CINCINNATI – Calling it "a matter of life and death," city leaders are backing the FOP's demand that Motorola fix problems with police radios that are interfering with urgent communication.
"We're going to be very assertive with Motorola making sure that the No. 1 thing is that we get working radios on our first responders immediately," council member Christopher Smitherman said Monday.
FOP President Daniel Hils threatened to sue Motorola if problems are not fixed, WCPO reported Sunday.
"Motorola's had some months to work on this and if their own engineers are able to fix it, then we'll see if our attorney can fix it," Hils repeated Monday.
But Smitherman, chair of the Law and Public Safety Committee, and City Manager Harry Black said they don't think it will come to that.
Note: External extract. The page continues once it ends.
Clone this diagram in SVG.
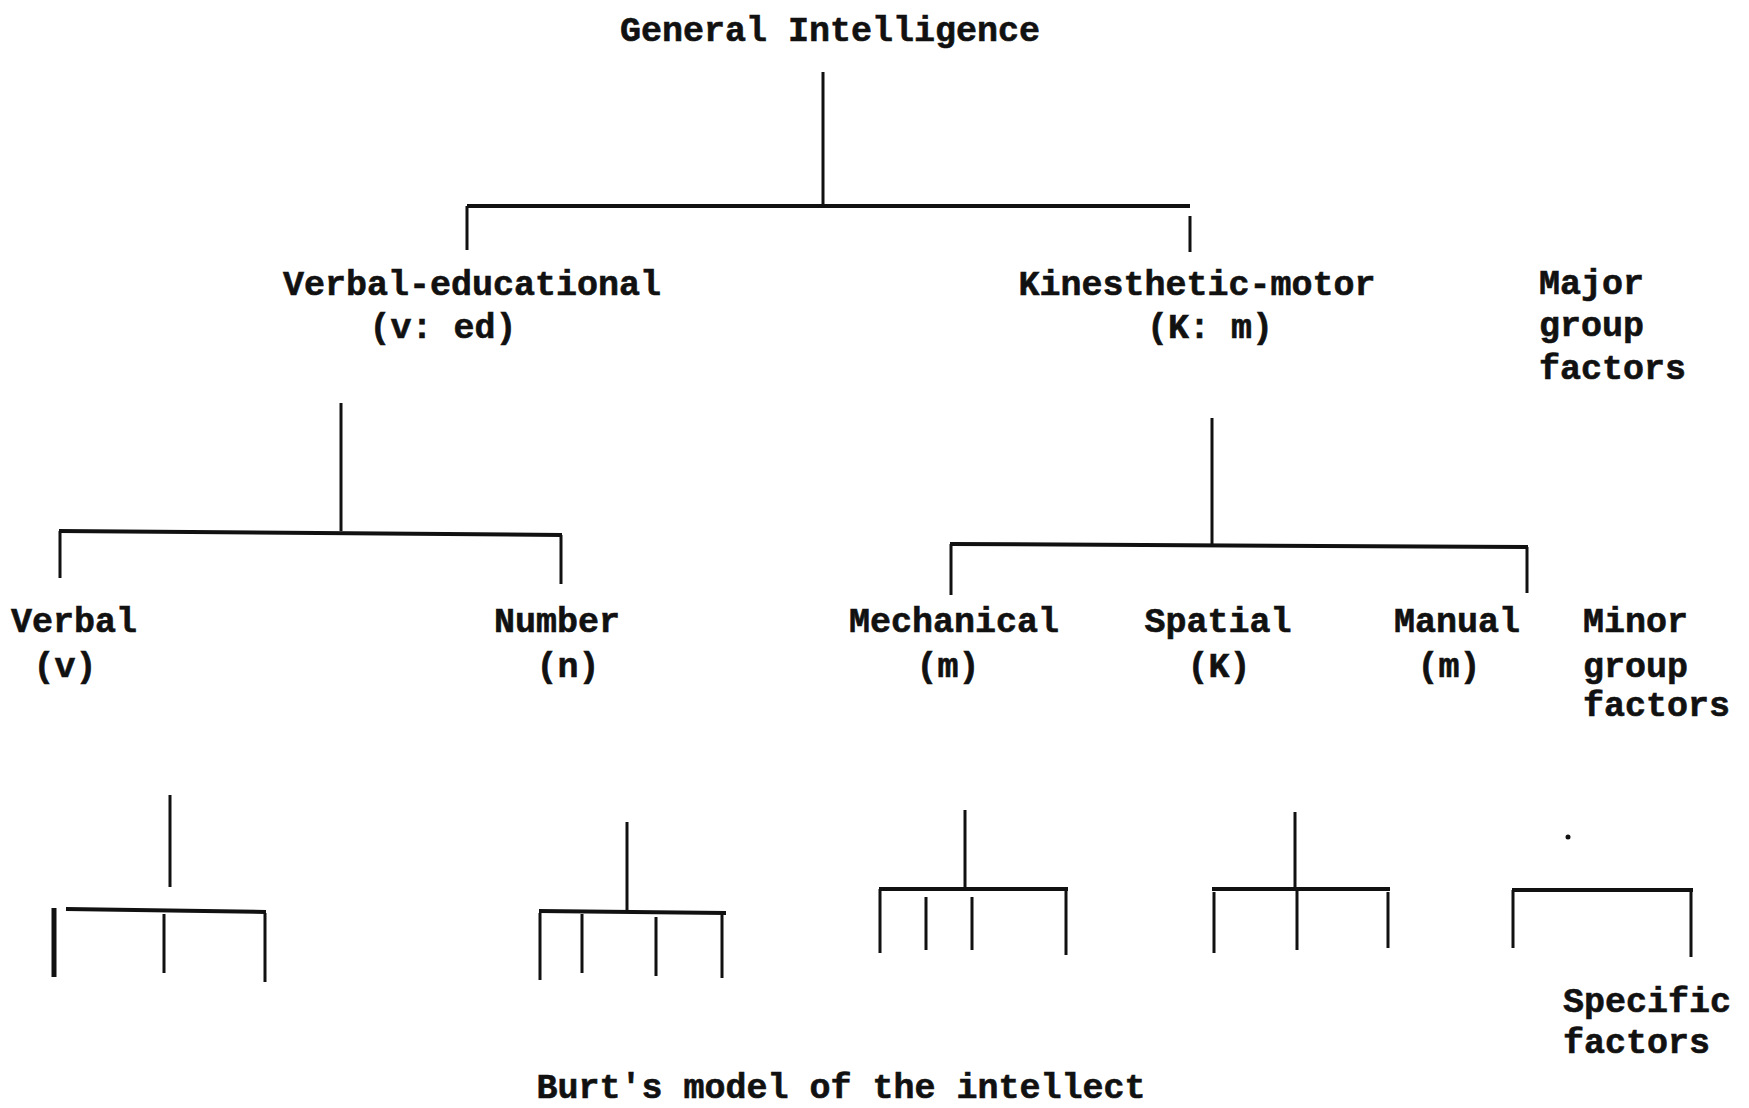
<svg xmlns="http://www.w3.org/2000/svg" width="1749" height="1108" viewBox="0 0 1749 1108">
  <style>
    text { font-family: "Liberation Mono", "Courier New", monospace; font-weight: bold; font-size: 35px; fill: #111; stroke: #111; stroke-width: 0.6; }
    .c { text-anchor: middle; }
    .s { text-anchor: start; }
    .ln { fill: none; stroke: #111; stroke-width: 3; stroke-linecap: butt; }
    .bar { fill: none; stroke: #111; stroke-width: 4; stroke-linecap: butt; }
  </style>
  <rect width="1749" height="1108" fill="#ffffff"/>

  <g id="n-general"><text class="c" x="830" y="41">General Intelligence</text></g>
  <g id="n-verbal-educational">
    <text class="c" x="472" y="295">Verbal-educational</text>
    <text class="c" x="443" y="338">(v: ed)</text>
  </g>
  <g id="n-kinesthetic-motor">
    <text class="c" x="1197" y="295">Kinesthetic-motor</text>
    <text class="c" x="1210" y="338">(K: m)</text>
  </g>
  <g id="label-major">
    <text class="s" x="1539" y="294">Major</text>
    <text class="s" x="1539" y="336">group</text>
    <text class="s" x="1539" y="379">factors</text>
  </g>
  <g id="n-verbal">
    <text class="c" x="74" y="632">Verbal</text>
    <text class="c" x="65" y="677">(v)</text>
  </g>
  <g id="n-number">
    <text class="c" x="557" y="632">Number</text>
    <text class="c" x="568" y="677">(n)</text>
  </g>
  <g id="n-mechanical">
    <text class="c" x="954" y="632">Mechanical</text>
    <text class="c" x="948" y="677">(m)</text>
  </g>
  <g id="n-spatial">
    <text class="c" x="1218" y="632">Spatial</text>
    <text class="c" x="1219" y="677">(K)</text>
  </g>
  <g id="n-manual">
    <text class="c" x="1457" y="632">Manual</text>
    <text class="c" x="1449" y="677">(m)</text>
  </g>
  <g id="label-minor">
    <text class="s" x="1583" y="632">Minor</text>
    <text class="s" x="1583" y="677">group</text>
    <text class="s" x="1583" y="716">factors</text>
  </g>
  <g id="label-specific">
    <text class="s" x="1563" y="1012">Specific</text>
    <text class="s" x="1563" y="1053">factors</text>
  </g>
  <g id="caption"><text class="c" x="841" y="1098">Burt's model of the intellect</text></g>

  <g id="connectors">
    <!-- level 0 -->
    <path class="ln" d="M823,72 V206"/>
    <path class="bar" d="M467,206 H1190"/>
    <path class="ln" d="M467,206 V250 M1190,216 V252"/>
    <!-- verbal-educational -->
    <path class="ln" d="M341,403 V531"/>
    <path class="bar" d="M59,531 L562,535"/>
    <path class="ln" d="M60,531 V578 M561,535 V584"/>
    <!-- kinesthetic-motor -->
    <path class="ln" d="M1212,418 V545"/>
    <path class="bar" d="M950,544 L1528,547"/>
    <path class="ln" d="M951,544 V595 M1527,547 V593"/>
    <!-- verbal -->
    <path class="ln" d="M170,795 V887"/>
    <path class="bar" d="M66,909 L266,912"/>
    <path class="ln" d="M164,914 V973 M265,913 V982"/>
    <path class="ln" style="stroke-width:5" d="M54,908 V977"/>
    <!-- number -->
    <path class="ln" d="M627,822 V912"/>
    <path class="bar" d="M539,911 L726,913"/>
    <path class="ln" d="M540,913 V980 M582,914 V973 M656,917 V976 M722,913 V978"/>
    <!-- mechanical -->
    <path class="ln" d="M965,810 V890"/>
    <path class="bar" d="M879,889 H1068"/>
    <path class="ln" d="M880,889 V953 M926,897 V950 M972,897 V950 M1066,889 V955"/>
    <!-- spatial -->
    <path class="ln" d="M1295,812 V889"/>
    <path class="bar" d="M1212,889 H1390"/>
    <path class="ln" d="M1214,892 V953 M1297,889 V950 M1388,892 V948"/>
    <!-- manual -->
    <circle cx="1568" cy="837" r="2.5" fill="#111"/>
    <path class="bar" d="M1512,890 H1693"/>
    <path class="ln" d="M1513,890 V948 M1691,891 V957"/>
  </g>
</svg>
Hils said officers started wearing this next generation of radio in April and immediately started to have concerns about the way they work. In several instances, communication was garbled and officers couldn't understand, Hils said.
That was especially dangerous when it happened following a shooting near Riverfest last month, he said. Hils said he experienced it first-hand.
"These communications were garbled and unable to be heard by other officers because I'm part of the officers who were under stress," Hils said.
"It's very critical incidences when we seem to have failures of the radios and those, of course, are the times when we need our radios - our lifelines - the most.
"These are parts of our equipment that if they don't work properly it could be a matter of life and death," Hils said.
"These are life-and-death situations and we are taking this incredibly serious," he said. "It's not a perception. Our officers are riight. There is a problem and we're going to get to bottom of it."
Black said Motorola, which charged the city more than $5 million for 1,500 radios, has made a "good faith" effort to resolve the problems.
"To date, Motorola has been working with the City in good faith to address audio quality concerns, including flying in a team of experts to ride along with CPD officers to witness and catalog the audio quality issues in the field," Black said in a memo to the mayor and council. "Despite these efforts issues remain. However, we are on a path that we believe will quickly get us to an acceptable solution."
Motorola said its technicians "will continue to work with CPD until the functionality of the radios meets CPD's expectations."
Here's the company's full statement:
"The Cincinnati Police Department (CPD) transitioned in July of this year from Motorola Solutions’ XTS 5000 radios to Motorola Solutions’ latest APX 6000 radios with updated public safety microphones. In the first week, the CPD indicated officers had expressed concerns about audio differences with the new radios.
"Motorola Solutions has worked with CPD to develop and implement programming changes to the APX 6000 that more closely emulate the audio capabilities and functionality of the XTS 5000. Motorola Solutions is working with the customer to address all issues and has provided on-site technicians to conduct audio testing and address operational questions with the radios and microphones. Technicians will continue to work with CPD until the functionality of the radios meets CPD's expectations."